**TASK GOAL**
Can you output the material exactly as written, minus any pictures it holds?

**DATA BLOCK**
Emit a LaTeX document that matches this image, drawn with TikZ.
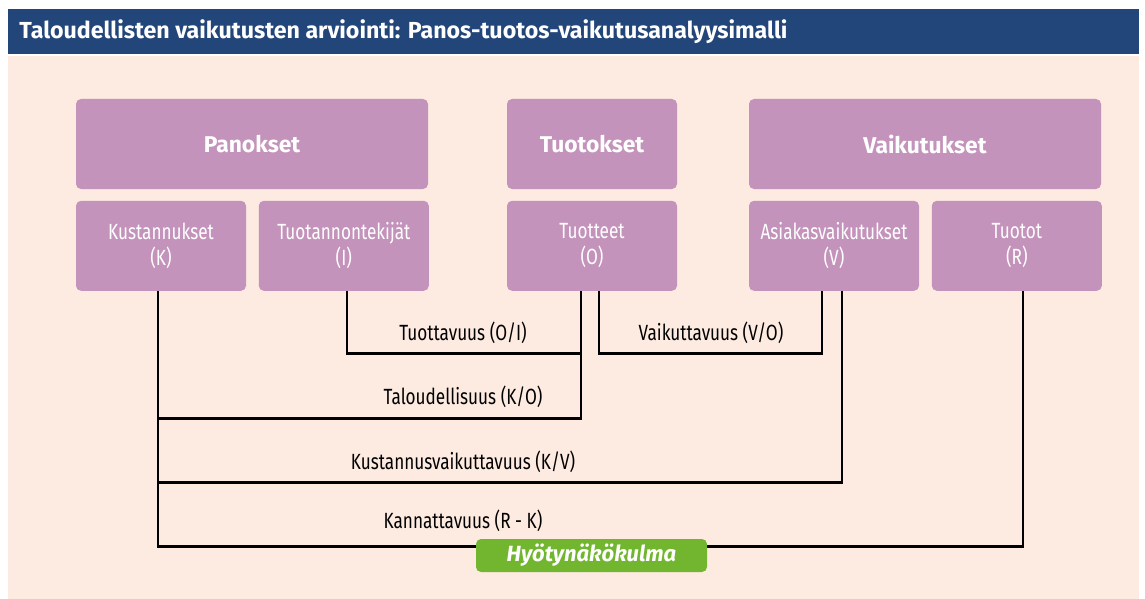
\documentclass[tikz,border=0pt]{standalone}
\usepackage{fontspec}
\setmainfont{Fira Sans}
\newfontfamily\condfont[FakeStretch=0.78]{Fira Sans}
\usetikzlibrary{positioning}
\definecolor{titleblue}{HTML}{23467A}
\definecolor{peach}{HTML}{FDEBE1}
\definecolor{boxpurple}{HTML}{C493BB}
\definecolor{badgegreen}{HTML}{72B52F}

\begin{document}
\begin{tikzpicture}[x=0.5pt, y=-0.5pt,
    headbox/.style={fill=boxpurple, rounded corners=2.5pt, minimum height=45pt, text=white, font=\fontsize{11.4}{13}\selectfont\bfseries},
    subbox/.style={fill=boxpurple, rounded corners=2.5pt, minimum width=85pt, minimum height=45pt, text=white, align=center, font=\condfont\fontsize{11}{13}\selectfont},
    ratio/.style={font=\condfont\fontsize{11}{13}\selectfont},
    link/.style={line width=1.3pt}]
	\useasboundingbox (0,0) rectangle (1145,599);
	\fill[titleblue] (8,9) rectangle (1139,54);
	\fill[peach] (8,56) rectangle (1139,599);
	\node[anchor=west, inner sep=0pt, text=white, font=\fontsize{11.6}{13}\selectfont\bfseries] (title) at (19,32) {Taloudellisten vaikutusten arviointi: Panos-tuotos-vaikutusanalyysimalli};

	% upper row
	\node[headbox, minimum width=176pt] (panokset)    at (252,144) {Panokset};
	\node[headbox, minimum width=85pt]  (tuotokset)   at (592,144) {Tuotokset};
	\node[headbox, minimum width=176pt] (vaikutukset) at (925,144) {Vaikutukset};

	% lower row
	\node[subbox, anchor=north west] (kust) at ([yshift=-5.5pt]panokset.south west) {Kustannukset\\(K)};
	\node[subbox, right=6pt of kust]           (tuotan)   {Tuotannontekijät\\(I)};
	\node[subbox, below=5.5pt of tuotokset]    (tuotteet) {Tuotteet\\(O)};
	\node[subbox, anchor=north west] (asiakas) at ([yshift=-5.5pt]vaikutukset.south west) {Asiakasvaikutukset\\(V)};
	\node[subbox, right=6pt of asiakas]        (tuotot)   {Tuotot\\(R)};

	% ratios
	\draw[link] ([xshift=1.5pt]tuotan.south) -- ++(0,62) -| ([xshift=-5.5pt]tuotteet.south);
	\draw[link] ([xshift=3.5pt]tuotteet.south) -- ++(0,62) -| ([xshift=-6pt]asiakas.south);
	\draw[link] ([xshift=-1.5pt]kust.south) -- ++(0,127) -| ([xshift=-5.5pt]tuotteet.south);
	\draw[link] ([xshift=-1.5pt]kust.south) -- ++(0,191) -| ([xshift=4pt]asiakas.south);
	\draw[link] ([xshift=-1.5pt]kust.south) -- ++(0,255) -| ([xshift=3pt]tuotot.south);

	\node[ratio] (tuottavuus)   at (463,333) {Tuottavuus (O/I)};
	\node[ratio] (vaikuttavuus) at (711,333) {Vaikuttavuus (V/O)};
	\node[ratio] (talous)       at (463,397) {Taloudellisuus (K/O)};
	\node[ratio] (kustvaik)     at (463,462) {Kustannusvaikuttavuus (K/V)};
	\node[ratio] (kannatt)      at (463,521) {Kannattavuus (R - K)};

	\node[fill=badgegreen, rounded corners=2.5pt, minimum width=115.5pt, minimum height=16.5pt, inner sep=0pt, text=white, font=\fontsize{11}{13}\selectfont\bfseries\itshape] (hyoty) at (591.5,555.5) {Hyötynäkökulma};
\end{tikzpicture}
\end{document}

**RESPONSE**
Emit a LaTeX document that matches this image, drawn with TikZ.
\documentclass[tikz,border=0pt]{standalone}
\usepackage{fontspec}
\setmainfont{Fira Sans}
\newfontfamily\condfont[FakeStretch=0.78]{Fira Sans}
\usetikzlibrary{positioning}
\definecolor{titleblue}{HTML}{23467A}
\definecolor{peach}{HTML}{FDEBE1}
\definecolor{boxpurple}{HTML}{C493BB}
\definecolor{badgegreen}{HTML}{72B52F}

\begin{document}
\begin{tikzpicture}[x=0.5pt, y=-0.5pt,
    headbox/.style={fill=boxpurple, rounded corners=2.5pt, minimum height=45pt, text=white, font=\fontsize{11.4}{13}\selectfont\bfseries},
    subbox/.style={fill=boxpurple, rounded corners=2.5pt, minimum width=85pt, minimum height=45pt, text=white, align=center, font=\condfont\fontsize{11}{13}\selectfont},
    ratio/.style={font=\condfont\fontsize{11}{13}\selectfont},
    link/.style={line width=1.3pt}]
	\useasboundingbox (0,0) rectangle (1145,599);
	\fill[titleblue] (8,9) rectangle (1139,54);
	\fill[peach] (8,56) rectangle (1139,599);
	\node[anchor=west, inner sep=0pt, text=white, font=\fontsize{11.6}{13}\selectfont\bfseries] (title) at (19,32) {Taloudellisten vaikutusten arviointi: Panos-tuotos-vaikutusanalyysimalli};

	% upper row
	\node[headbox, minimum width=176pt] (panokset)    at (252,144) {Panokset};
	\node[headbox, minimum width=85pt]  (tuotokset)   at (592,144) {Tuotokset};
	\node[headbox, minimum width=176pt] (vaikutukset) at (925,144) {Vaikutukset};

	% lower row
	\node[subbox, anchor=north west] (kust) at ([yshift=-5.5pt]panokset.south west) {Kustannukset\\(K)};
	\node[subbox, right=6pt of kust]           (tuotan)   {Tuotannontekijät\\(I)};
	\node[subbox, below=5.5pt of tuotokset]    (tuotteet) {Tuotteet\\(O)};
	\node[subbox, anchor=north west] (asiakas) at ([yshift=-5.5pt]vaikutukset.south west) {Asiakasvaikutukset\\(V)};
	\node[subbox, right=6pt of asiakas]        (tuotot)   {Tuotot\\(R)};

	% ratios
	\draw[link] ([xshift=1.5pt]tuotan.south) -- ++(0,62) -| ([xshift=-5.5pt]tuotteet.south);
	\draw[link] ([xshift=3.5pt]tuotteet.south) -- ++(0,62) -| ([xshift=-6pt]asiakas.south);
	\draw[link] ([xshift=-1.5pt]kust.south) -- ++(0,127) -| ([xshift=-5.5pt]tuotteet.south);
	\draw[link] ([xshift=-1.5pt]kust.south) -- ++(0,191) -| ([xshift=4pt]asiakas.south);
	\draw[link] ([xshift=-1.5pt]kust.south) -- ++(0,255) -| ([xshift=3pt]tuotot.south);

	\node[ratio] (tuottavuus)   at (463,333) {Tuottavuus (O/I)};
	\node[ratio] (vaikuttavuus) at (711,333) {Vaikuttavuus (V/O)};
	\node[ratio] (talous)       at (463,397) {Taloudellisuus (K/O)};
	\node[ratio] (kustvaik)     at (463,462) {Kustannusvaikuttavuus (K/V)};
	\node[ratio] (kannatt)      at (463,521) {Kannattavuus (R - K)};

	\node[fill=badgegreen, rounded corners=2.5pt, minimum width=115.5pt, minimum height=16.5pt, inner sep=0pt, text=white, font=\fontsize{11}{13}\selectfont\bfseries\itshape] (hyoty) at (591.5,555.5) {Hyötynäkökulma};
\end{tikzpicture}
\end{document}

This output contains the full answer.